Deprem sonrasında yeni jeolojik incelemeler yapılmadan, zemin etütleri güncellenmeden, şehir planları depreme uygun biçimde yeniden hazırlanmadan hayata geçirilecek her proje, mevcut deprem riskini geleceğe taşımak, insanların hayatlarını tehdit altında tutmak anlamına gelmektedir.
Afete hazırlıklı olmanın ilk koşulu, bugüne kadar büyük felaketlere yol açan rant odaklı, aceleci politikaların terk edilmesidir. Bunun için de kentsel politika ve uygulamalarda, iktidar partisinin siyasal hesapları değil, toplumsal yarar ve bilimsel gereklilikler esas alınmalıdır.

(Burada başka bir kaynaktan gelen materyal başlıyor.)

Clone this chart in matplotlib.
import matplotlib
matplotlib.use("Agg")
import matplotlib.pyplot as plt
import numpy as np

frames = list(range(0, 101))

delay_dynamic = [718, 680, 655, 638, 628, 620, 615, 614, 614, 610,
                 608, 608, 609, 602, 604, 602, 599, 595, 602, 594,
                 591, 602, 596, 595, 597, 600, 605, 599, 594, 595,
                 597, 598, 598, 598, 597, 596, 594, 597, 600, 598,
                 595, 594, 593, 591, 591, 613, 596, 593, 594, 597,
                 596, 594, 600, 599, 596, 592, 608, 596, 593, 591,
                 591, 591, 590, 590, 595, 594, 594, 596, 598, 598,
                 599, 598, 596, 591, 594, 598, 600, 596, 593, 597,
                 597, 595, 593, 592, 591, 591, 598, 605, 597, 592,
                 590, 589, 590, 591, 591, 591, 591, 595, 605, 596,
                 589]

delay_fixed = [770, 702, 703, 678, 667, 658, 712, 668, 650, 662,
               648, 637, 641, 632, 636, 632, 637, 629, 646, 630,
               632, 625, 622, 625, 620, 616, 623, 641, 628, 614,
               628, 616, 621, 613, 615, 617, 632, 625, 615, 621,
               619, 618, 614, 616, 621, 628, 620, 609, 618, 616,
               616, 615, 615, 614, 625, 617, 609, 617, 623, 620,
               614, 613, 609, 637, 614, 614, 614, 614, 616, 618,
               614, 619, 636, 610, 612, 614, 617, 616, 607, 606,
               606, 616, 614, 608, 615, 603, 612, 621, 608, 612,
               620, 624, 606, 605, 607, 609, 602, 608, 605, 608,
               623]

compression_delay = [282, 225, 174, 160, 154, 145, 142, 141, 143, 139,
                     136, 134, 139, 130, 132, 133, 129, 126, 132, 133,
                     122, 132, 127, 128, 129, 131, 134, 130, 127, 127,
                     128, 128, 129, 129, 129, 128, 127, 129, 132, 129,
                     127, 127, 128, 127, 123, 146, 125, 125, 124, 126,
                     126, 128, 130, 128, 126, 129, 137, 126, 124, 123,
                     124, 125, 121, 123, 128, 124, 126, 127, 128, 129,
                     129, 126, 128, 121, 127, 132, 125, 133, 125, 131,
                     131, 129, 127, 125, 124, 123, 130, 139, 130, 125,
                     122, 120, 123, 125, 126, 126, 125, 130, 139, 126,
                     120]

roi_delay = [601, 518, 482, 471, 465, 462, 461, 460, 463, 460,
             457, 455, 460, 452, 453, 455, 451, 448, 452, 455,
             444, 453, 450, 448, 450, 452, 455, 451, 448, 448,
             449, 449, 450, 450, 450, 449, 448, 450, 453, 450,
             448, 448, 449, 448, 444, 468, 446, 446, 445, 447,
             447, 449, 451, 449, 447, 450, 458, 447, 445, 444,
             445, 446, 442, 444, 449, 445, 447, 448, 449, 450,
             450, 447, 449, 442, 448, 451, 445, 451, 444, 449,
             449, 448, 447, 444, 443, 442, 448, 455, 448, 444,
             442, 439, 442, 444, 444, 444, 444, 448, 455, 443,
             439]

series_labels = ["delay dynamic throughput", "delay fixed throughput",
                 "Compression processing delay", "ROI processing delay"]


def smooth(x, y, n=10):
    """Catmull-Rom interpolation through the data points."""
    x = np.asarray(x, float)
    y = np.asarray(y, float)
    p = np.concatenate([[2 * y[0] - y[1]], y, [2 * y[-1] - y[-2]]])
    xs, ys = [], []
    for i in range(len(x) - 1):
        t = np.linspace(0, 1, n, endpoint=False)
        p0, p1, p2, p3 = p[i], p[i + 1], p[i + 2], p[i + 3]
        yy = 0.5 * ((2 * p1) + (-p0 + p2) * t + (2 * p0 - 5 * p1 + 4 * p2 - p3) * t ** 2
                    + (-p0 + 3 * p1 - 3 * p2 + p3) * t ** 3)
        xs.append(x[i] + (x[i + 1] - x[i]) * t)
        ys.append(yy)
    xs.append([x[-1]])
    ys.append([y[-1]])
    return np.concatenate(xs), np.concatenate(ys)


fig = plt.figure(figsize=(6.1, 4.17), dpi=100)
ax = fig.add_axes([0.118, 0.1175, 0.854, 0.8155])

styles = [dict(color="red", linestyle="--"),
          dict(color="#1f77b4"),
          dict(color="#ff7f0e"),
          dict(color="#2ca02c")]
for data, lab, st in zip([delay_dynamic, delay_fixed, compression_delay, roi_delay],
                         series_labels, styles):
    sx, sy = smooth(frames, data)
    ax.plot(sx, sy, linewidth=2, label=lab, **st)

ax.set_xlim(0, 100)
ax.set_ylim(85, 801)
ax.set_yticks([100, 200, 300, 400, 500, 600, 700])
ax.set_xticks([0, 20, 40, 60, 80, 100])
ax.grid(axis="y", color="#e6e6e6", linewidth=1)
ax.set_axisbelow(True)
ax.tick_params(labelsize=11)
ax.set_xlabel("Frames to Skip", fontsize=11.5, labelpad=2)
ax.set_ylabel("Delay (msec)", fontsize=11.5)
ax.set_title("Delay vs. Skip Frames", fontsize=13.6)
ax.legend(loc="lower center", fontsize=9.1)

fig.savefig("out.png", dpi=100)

Bu ülke halkı bugüne kadar gündelik siyasal hesapların, bilimdışı yaklaşımların ve rant pazarlıklarının bedelini hayatlarıyla ödedi. Yaşadığımız her doğa olayının toplumsal afete dönüşmesinin nedeni bilim ve toplum karşıtı yaklaşımdır. Bugün içinde yaşadığımız kentlerin deprem, sel, heyelan ve yangın gibi afetlere hazırlıklı olmamasının ardında piyasa güçlerini kent politikalarının belirlenmesinde tek hâkim güç olarak gören siyasal yaklaşım yatmaktadır. Bu yaklaşımda ısrarcı olmak, ölümlerde ısrarcı olmak demektir. Buna seyirci kalamayız. Sağlıklı, güvenli ve yaşanabilir kentler kurmak ülkemizin en önemli ve öncelikli gündemi olmak zorundadır.

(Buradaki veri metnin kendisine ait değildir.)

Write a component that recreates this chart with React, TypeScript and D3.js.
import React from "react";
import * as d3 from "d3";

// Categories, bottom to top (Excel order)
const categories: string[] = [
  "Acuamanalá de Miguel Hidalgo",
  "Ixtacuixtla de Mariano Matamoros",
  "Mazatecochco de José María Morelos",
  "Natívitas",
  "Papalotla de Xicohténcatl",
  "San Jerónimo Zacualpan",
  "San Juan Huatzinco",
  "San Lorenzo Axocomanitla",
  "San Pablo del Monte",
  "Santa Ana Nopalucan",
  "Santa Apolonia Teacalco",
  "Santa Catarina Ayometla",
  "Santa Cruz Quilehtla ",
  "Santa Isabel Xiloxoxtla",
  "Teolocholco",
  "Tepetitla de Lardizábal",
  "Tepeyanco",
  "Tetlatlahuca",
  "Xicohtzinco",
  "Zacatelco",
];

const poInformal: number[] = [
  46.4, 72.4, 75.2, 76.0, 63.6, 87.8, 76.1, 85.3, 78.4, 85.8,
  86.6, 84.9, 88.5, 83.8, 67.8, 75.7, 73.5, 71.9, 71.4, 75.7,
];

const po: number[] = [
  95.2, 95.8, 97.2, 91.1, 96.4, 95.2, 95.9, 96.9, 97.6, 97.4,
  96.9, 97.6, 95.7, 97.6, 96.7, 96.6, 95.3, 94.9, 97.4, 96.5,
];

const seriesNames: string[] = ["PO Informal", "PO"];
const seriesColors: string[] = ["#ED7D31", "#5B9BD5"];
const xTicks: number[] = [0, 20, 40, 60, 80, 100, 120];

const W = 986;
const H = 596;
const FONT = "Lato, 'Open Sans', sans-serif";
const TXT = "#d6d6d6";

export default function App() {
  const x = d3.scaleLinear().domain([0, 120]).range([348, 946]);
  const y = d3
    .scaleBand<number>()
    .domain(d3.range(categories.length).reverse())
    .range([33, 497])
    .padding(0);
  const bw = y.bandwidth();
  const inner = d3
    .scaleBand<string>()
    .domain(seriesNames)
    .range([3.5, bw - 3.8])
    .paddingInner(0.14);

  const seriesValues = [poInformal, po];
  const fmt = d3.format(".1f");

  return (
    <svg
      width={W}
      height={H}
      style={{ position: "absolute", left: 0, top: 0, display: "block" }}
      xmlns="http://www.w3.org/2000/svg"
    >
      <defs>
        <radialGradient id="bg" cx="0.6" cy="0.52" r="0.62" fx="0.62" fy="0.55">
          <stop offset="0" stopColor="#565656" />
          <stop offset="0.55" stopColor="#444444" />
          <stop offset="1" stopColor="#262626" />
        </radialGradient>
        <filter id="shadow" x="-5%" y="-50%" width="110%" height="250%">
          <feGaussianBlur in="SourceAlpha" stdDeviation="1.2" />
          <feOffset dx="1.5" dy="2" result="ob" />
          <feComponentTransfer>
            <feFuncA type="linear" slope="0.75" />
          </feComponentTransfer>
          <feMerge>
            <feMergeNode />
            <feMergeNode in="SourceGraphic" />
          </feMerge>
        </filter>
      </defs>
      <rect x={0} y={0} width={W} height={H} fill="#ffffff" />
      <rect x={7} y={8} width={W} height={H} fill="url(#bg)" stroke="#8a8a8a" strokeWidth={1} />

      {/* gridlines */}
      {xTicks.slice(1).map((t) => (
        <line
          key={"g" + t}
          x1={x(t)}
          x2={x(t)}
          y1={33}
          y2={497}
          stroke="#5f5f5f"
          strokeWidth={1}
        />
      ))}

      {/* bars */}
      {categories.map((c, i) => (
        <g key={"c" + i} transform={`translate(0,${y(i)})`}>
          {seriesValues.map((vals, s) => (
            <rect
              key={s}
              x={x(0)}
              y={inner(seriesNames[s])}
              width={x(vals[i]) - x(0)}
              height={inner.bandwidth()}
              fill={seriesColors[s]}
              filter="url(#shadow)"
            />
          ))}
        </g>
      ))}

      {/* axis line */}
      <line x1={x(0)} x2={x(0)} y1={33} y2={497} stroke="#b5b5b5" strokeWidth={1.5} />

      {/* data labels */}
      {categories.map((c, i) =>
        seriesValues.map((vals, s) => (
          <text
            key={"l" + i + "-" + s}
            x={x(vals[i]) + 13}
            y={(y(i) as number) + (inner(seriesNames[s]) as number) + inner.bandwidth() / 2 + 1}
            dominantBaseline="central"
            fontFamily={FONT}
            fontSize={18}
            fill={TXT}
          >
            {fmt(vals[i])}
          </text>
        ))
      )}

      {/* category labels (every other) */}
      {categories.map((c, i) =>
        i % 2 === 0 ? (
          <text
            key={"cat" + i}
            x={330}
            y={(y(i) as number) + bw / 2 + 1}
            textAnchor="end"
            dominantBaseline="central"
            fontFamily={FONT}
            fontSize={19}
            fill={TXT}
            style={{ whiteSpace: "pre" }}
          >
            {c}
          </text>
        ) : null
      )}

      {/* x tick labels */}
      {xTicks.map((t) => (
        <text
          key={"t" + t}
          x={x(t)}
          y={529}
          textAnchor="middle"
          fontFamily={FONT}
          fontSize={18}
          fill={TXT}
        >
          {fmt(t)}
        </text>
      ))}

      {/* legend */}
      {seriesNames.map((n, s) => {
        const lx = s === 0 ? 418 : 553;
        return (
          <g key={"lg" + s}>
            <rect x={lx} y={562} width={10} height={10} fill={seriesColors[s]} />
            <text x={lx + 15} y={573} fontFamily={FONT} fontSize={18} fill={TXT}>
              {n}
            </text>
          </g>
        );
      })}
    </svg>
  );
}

RANT İÇİN DEĞİL TOPLUM İÇİN

21 yıllık iktidarı boyunca çarpık yapılaşmaya, plansız kentleşmeye karşı hiçbir somut adım atmayan AKP, 2011 yılında yaşanan Van Depremi sonrasında çıkarttığı Afet Riski Altındaki Alanların Dönüştürülmesi Hakkında Kanun’u da afet riskini ortadan kaldırmak yerine, tüm ülke topraklarını hiçbir kurala ve koşula bağlı olmaksızın ranta açmak için kullanmıştır.

Bu kanun uyarınca hazırlanan kentsel dönüşüm uygulamaları, kanunun gerekçesi olarak gösterilen riskin büyük olduğu bölgelerde değil, rantın yüksek olduğu yerlerde ya da kamuya ait alanlarda gerçekleştirilmektedir. Kentlerde afet riskini azaltmak amaçlı geliştirilen yasaları, lüks yaşam ortamları yaratan projeler için kullanmak, büyük kent dokularında yaşayan yoksul çoğunluğu depremde ölüme terk etmek anlamına gelmektedir.

İnsan hayatı ve toplumsal yarar karşısında rantı önceleyen anlayışın yarattığı felaketi aşmanın yolu, yeni rant alanları yaratmak değildir, olmamalıdır! Depremin yarattığı yıkımın iktidarın yeni rant politikalarına ve yandaş sermaye kesimlerine servet aktarımı sürecine dönüştürülmesine izin veremeyiz.
Yıkılan kentlerimiz mutlaka yeniden inşa edilmelidir ama bu süreç tek adamın direktifleriyle değil, bilimin ışığı altında, biliminsanlarının ve geniş toplumsal kesimlerinin katılımıyla yürütülmelidir. Yıkılan kentlerin yeniden inşasında ve deprem riski altında yaşayan kentlerimizdeki kentsel dönüşüm uygulamalarında kamu yararı ve mühendislik, mimarlık ve planlama ilkelerine ayrımsız biçimde uyulmalıdır.